RL - The logic of the situation was persuasive. It was the President's leadership in part, or his stubbornness as some people who don't like him would say. In the Foreign Relations Committee in the Senate, we reviewed the forty-year period since the end of World War II, and we all thought together for a few months before we began to act. As a result, we had a foreign aid bill for the first time in four years. It got 75 votes in the Senate. The State Department authorization had the Contras in it, and it got 80 votes. We've had very strong bipartisan support for South African sanctions, which was very difficult.

There's been a desire on the part of a lot of people for less polarization of attitudes. It's worked. People liked the idea and it's made for more meaningful Congressional relations with the President.

NPQ - Again, the economic question. A lot of what you say sounds almost like Kennedy's "pay any price, bear any burden." Do you believe we have the resources to finance this boundlessly optimistic foreign policy?

RL - I think we do. I don't think it's a given, and there has to be pretty strong economic growth or we can't pay our bills.

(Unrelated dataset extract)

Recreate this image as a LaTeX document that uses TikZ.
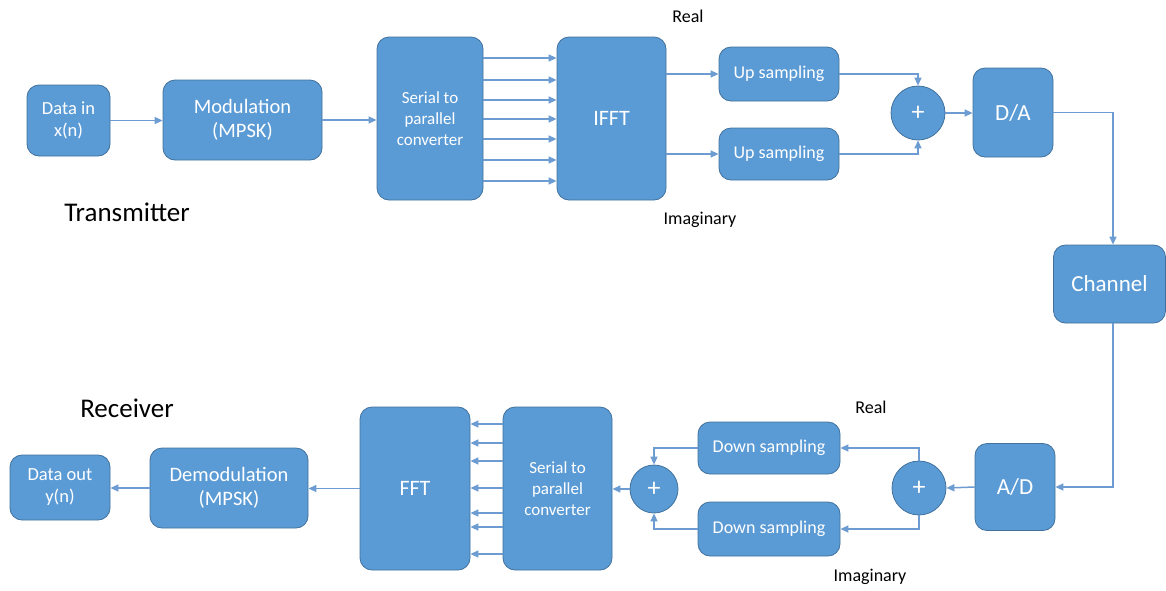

The President's strategy fits with his new taxation policy, through a change in economic incentives. It was important for the country to have a leap of new growth and to create a lot of new jobs.

So, we have had growth. We have been the engine that pulled along the rest of the world. Our market has been big enough to encompass the dislocations in Central America and South America, and to cope with the trade problems.

This economic state is not a foregone conclusion, however. That is why we really have to take domestic economic issues very seriously. I'm as worried as anyone else about the size of the deficit. I have no doubt there is a correlation between the deficit, high real interest rates, the high dollar and the huge trade gap.

We have also decided we want a large safety net. In fact, we want a larger one. You've made the case that we cannot have all of that, plus SDI, plus democracy everywhere. You might be right. There may have to be some choices. But if you're asking me, "are the resources there?", they are if there is the political will to use them that way.